|
Biggest handover of state land
11/10/2002 16:16 - (SA)
Bethlehem - The biggest hand-over yet of state land took place on Friday as part of the Free State land reform programme.
The title deeds to 35 projects, covering 40 431 hectares, were given to new owners at Harrismith and Bethlehem in the eastern Free State.
The handing-over ceremony followed years of bureaucratic
processing and preparations after the new owners, who up till now
leased their farms from government, had asked as early as September 1995 to buy them.
Land Affairs spokesperson Sefai Monaheng said on Friday that the then land affairs minister Derek Hanekom had approved the farms' sale at productive value. The farms, in the former homeland area of Qwa Qwa, were part of former South African Development Trust Land, which fell under the minister's jurisdiction.
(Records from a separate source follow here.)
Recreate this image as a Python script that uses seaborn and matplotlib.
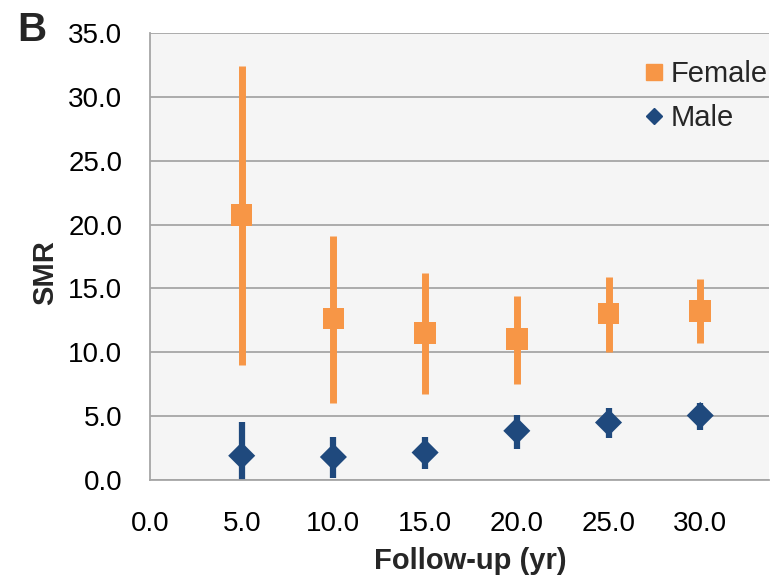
import pandas as pd
import matplotlib
matplotlib.use("Agg")
import matplotlib.pyplot as plt
import seaborn as sns
from matplotlib.lines import Line2D

# Follow-up (yr) and SMR with 95% CI
followup = [5, 10, 15, 20, 25, 30]

female_smr = [20.75, 12.65, 11.5, 11.05, 13.05, 13.25]
female_low = [9.0, 6.0, 6.7, 7.5, 10.0, 10.7]
female_high = [32.4, 19.1, 16.2, 14.4, 15.9, 15.7]

male_smr = [1.9, 1.8, 2.15, 3.85, 4.5, 5.05]
male_low = [0.0, 0.15, 0.85, 2.45, 3.25, 3.95]
male_high = [4.55, 3.4, 3.4, 5.1, 5.6, 6.0]

orange = "#F79646"
navy = "#1F497D"

df = pd.DataFrame({
    "Follow-up (yr)": followup * 2,
    "SMR": female_smr + male_smr,
    "low": female_low + male_low,
    "high": female_high + male_high,
    "sex": ["Female"] * 6 + ["Male"] * 6,
})

sns.set_style("white", {"axes.facecolor": "#F5F5F5"})
plt.rcParams["font.family"] = ["Liberation Sans", "DejaVu Sans"]

fig = plt.figure(figsize=(7.82, 5.86), dpi=100)
ax = fig.add_axes([0.1918, 0.1809, 0.7916, 0.7628])

# error bars first, so the markers sit on top
for sex, col, lw in [("Female", orange, 5.0), ("Male", navy, 4.5)]:
    d = df[df["sex"] == sex]
    ax.vlines(d["Follow-up (yr)"], d["low"], d["high"], colors=col, lw=lw, zorder=2)

sns.scatterplot(data=df, x="Follow-up (yr)", y="SMR", hue="sex", style="sex",
                palette={"Female": orange, "Male": navy},
                markers={"Female": "s", "Male": "D"},
                size="sex", sizes={"Female": 240, "Male": 190},
                linewidth=0, legend=False, ax=ax, zorder=3)

ax.set_xlim(0, 33.75)
ax.set_ylim(0, 35)
ax.set_xticks(range(0, 35, 5))
ax.set_yticks(range(0, 40, 5))
ax.set_xticklabels([f"{v:.1f}" for v in range(0, 35, 5)])
ax.set_yticklabels([f"{v:.1f}" for v in range(0, 40, 5)])
ax.tick_params(axis="both", length=0, labelsize=20, colors="black")
ax.tick_params(axis="x", pad=22)
ax.tick_params(axis="y", pad=20)

ax.grid(axis="y", color="#A6A6A6", lw=1.3)
ax.set_axisbelow(True)
for side in ["top", "right"]:
    ax.spines[side].set_visible(False)
ax.spines["left"].set_color("#A6A6A6")
ax.spines["bottom"].set_color("#A6A6A6")
ax.spines["left"].set_linewidth(1.3)
ax.spines["bottom"].set_linewidth(1.3)

ax.set_xlabel("Follow-up (yr)", fontsize=21, fontweight="bold")
ax.set_ylabel("SMR", fontsize=21, fontweight="bold")
ax.xaxis.set_label_coords(0.518, -0.15)
ax.yaxis.set_label_coords(-0.147, 0.465)

handles = [
    Line2D([], [], ls="none", marker="s", ms=12, color=orange, label="Female"),
    Line2D([], [], ls="none", marker="D", ms=8, color=navy, label="Male"),
]
ax.legend(handles=handles, loc="upper right", bbox_to_anchor=(1.016, 0.965),
          frameon=False, fontsize=21, handlelength=0.6, handletextpad=0.25,
          labelspacing=0.55, borderaxespad=0)

fig.text(0.022, 0.948, "B", fontsize=29, fontweight="bold", va="center")

fig.savefig("out.png", dpi=100)
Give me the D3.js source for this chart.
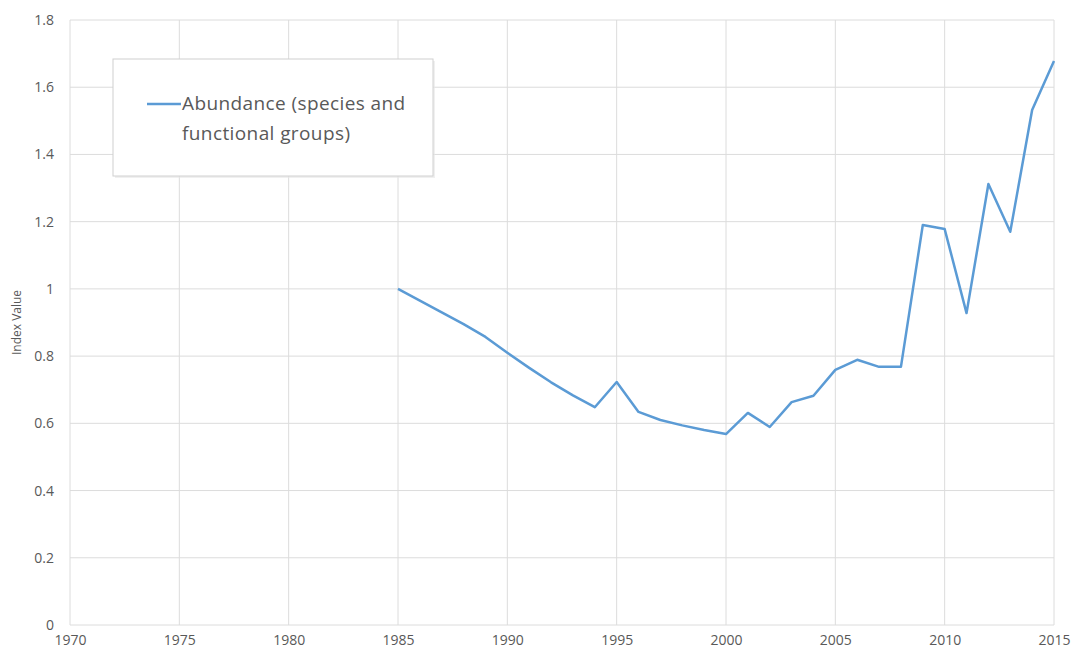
<!DOCTYPE html>
<html>
<head>
<meta charset="utf-8">
<script src="https://cdn.jsdelivr.net/npm/d3@7"></script>
<style>
  body { margin: 0; background: #fff; }
  text { font-family: "Open Sans", "Liberation Sans", sans-serif; fill: #595959; }
</style>
</head>
<body>
<main></main>
<script>
// data
const years = [1985, 1986, 1987, 1988, 1989, 1990, 1991, 1992, 1993, 1994,
  1995, 1996, 1997, 1998, 1999, 2000, 2001, 2002, 2003, 2004,
  2005, 2006, 2007, 2008, 2009, 2010, 2011, 2012, 2013, 2014, 2015];
const abundance = [1.0, 0.965, 0.93, 0.895, 0.857, 0.81, 0.765, 0.722, 0.683, 0.648,
  0.723, 0.634, 0.61, 0.594, 0.58, 0.568, 0.631, 0.589, 0.663, 0.682,
  0.759, 0.789, 0.768, 0.768, 1.19, 1.178, 0.928, 1.312, 1.17, 1.532, 1.678];
const xTicks = [1970, 1975, 1980, 1985, 1990, 1995, 2000, 2005, 2010, 2015];
const yTicks = [0, 0.2, 0.4, 0.6, 0.8, 1, 1.2, 1.4, 1.6, 1.8];
const seriesName = ["Abundance (species and", "functional groups)"];

const W = 1077, H = 657;
const margin = { top: 20, right: 23, bottom: 32, left: 70 };

const svg = d3.select("main").append("svg")
  .attr("width", W)
  .attr("height", H);

const x = d3.scaleLinear().domain([1970, 2015]).range([margin.left, W - margin.right]);
const y = d3.scaleLinear().domain([0, 1.8]).range([H - margin.bottom, margin.top]);

// gridlines
svg.append("g").selectAll("line")
  .data(yTicks).enter().append("line")
  .attr("x1", x(1970)).attr("x2", x(2015))
  .attr("y1", d => y(d)).attr("y2", d => y(d))
  .attr("stroke", "#dcdcdc").attr("stroke-width", 1);

svg.append("g").selectAll("line")
  .data(xTicks).enter().append("line")
  .attr("x1", d => x(d)).attr("x2", d => x(d))
  .attr("y1", y(0)).attr("y2", y(1.8))
  .attr("stroke", "#dcdcdc").attr("stroke-width", 1);

// axes, tick labels only
const yAxis = svg.append("g")
  .attr("transform", `translate(${margin.left},0)`)
  .call(d3.axisLeft(y).tickValues(yTicks).tickSize(0).tickPadding(16).tickFormat(d => d3.format("")(d)));
yAxis.select(".domain").remove();
yAxis.selectAll("text").style("font-size", "14px").style("fill", "#595959")
  .style("font-family", "'Open Sans', sans-serif");

const xAxis = svg.append("g")
  .attr("transform", `translate(0,${y(0)})`)
  .call(d3.axisBottom(x).tickValues(xTicks).tickSize(0).tickPadding(10).tickFormat(d3.format("d")));
xAxis.select(".domain").remove();
xAxis.selectAll("text").style("font-size", "14px").style("fill", "#595959")
  .style("font-family", "'Open Sans', sans-serif");

// y axis title
svg.append("text")
  .attr("transform", `translate(21,${(y(0) + y(1.8)) / 2}) rotate(-90)`)
  .attr("text-anchor", "middle")
  .style("font-size", "12px")
  .text("Index Value");

// the series
const line = d3.line()
  .x((d, i) => x(years[i]))
  .y(d => y(d));

svg.append("path")
  .datum(abundance)
  .attr("d", line)
  .attr("fill", "none")
  .attr("stroke", "#5b9bd5")
  .attr("stroke-width", 2.5)
  .attr("stroke-linejoin", "round");

// legend box
const legend = svg.append("g");
legend.append("rect")
  .attr("x", 115).attr("y", 61)
  .attr("width", 320).attr("height", 117)
  .attr("fill", "#e6e6e6").attr("opacity", 0.6);
legend.append("rect")
  .attr("x", 113).attr("y", 59)
  .attr("width", 320).attr("height", 117)
  .attr("fill", "#fff").attr("stroke", "#d0d0d0");
legend.append("line")
  .attr("x1", 147).attr("x2", 181)
  .attr("y1", 104).attr("y2", 104)
  .attr("stroke", "#5b9bd5").attr("stroke-width", 2.5);
legend.selectAll("text.leg")
  .data(seriesName).enter().append("text")
  .attr("class", "leg")
  .attr("x", 182)
  .attr("y", (d, i) => 110 + i * 30)
  .style("font-size", "19px")
  .style("letter-spacing", "0.4px")
  .text(d => d);
</script>
</body>
</html>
Neighbouring commercial farmers have been worried over the past few years about the financial fate of the black farmers settled on the land. These farms, including some of the best stock farming land in the area, were disowned many years ago by the apartheid government to be included into the former homeland area.
'Government not living up to promises'
Farmers accused government of not living up to its promises of
helping develop the Qwa Qwa farmers expertise.
However, a spokesperson for the department of land affairs said on Friday that all the farmers receiving title deeds were actively farming. The one or two who had suffered financially, had been helped to their feet by government and were now seen as commercial farmers.
A smaller portion of the 40 431 hectares handed over on Friday represented state-owned land donated to the local Maluti-a-Phofung municipality. This was for the development of cemeteries and the so-called Disaster Park, where Phuthaditjhaba flood victims, hit by floods in 2000, were re-settled.
President Thabo Mbeki earlier declared the Qwa Qwa area a rural development nodal point due to the high rate of poverty and the population density, Monaheng said.
She said Friday's 40 431 hectares were part of a total of 50655 hectares of former South African Development Trust land in the Free State that had already been disposed of by the department of land affairs.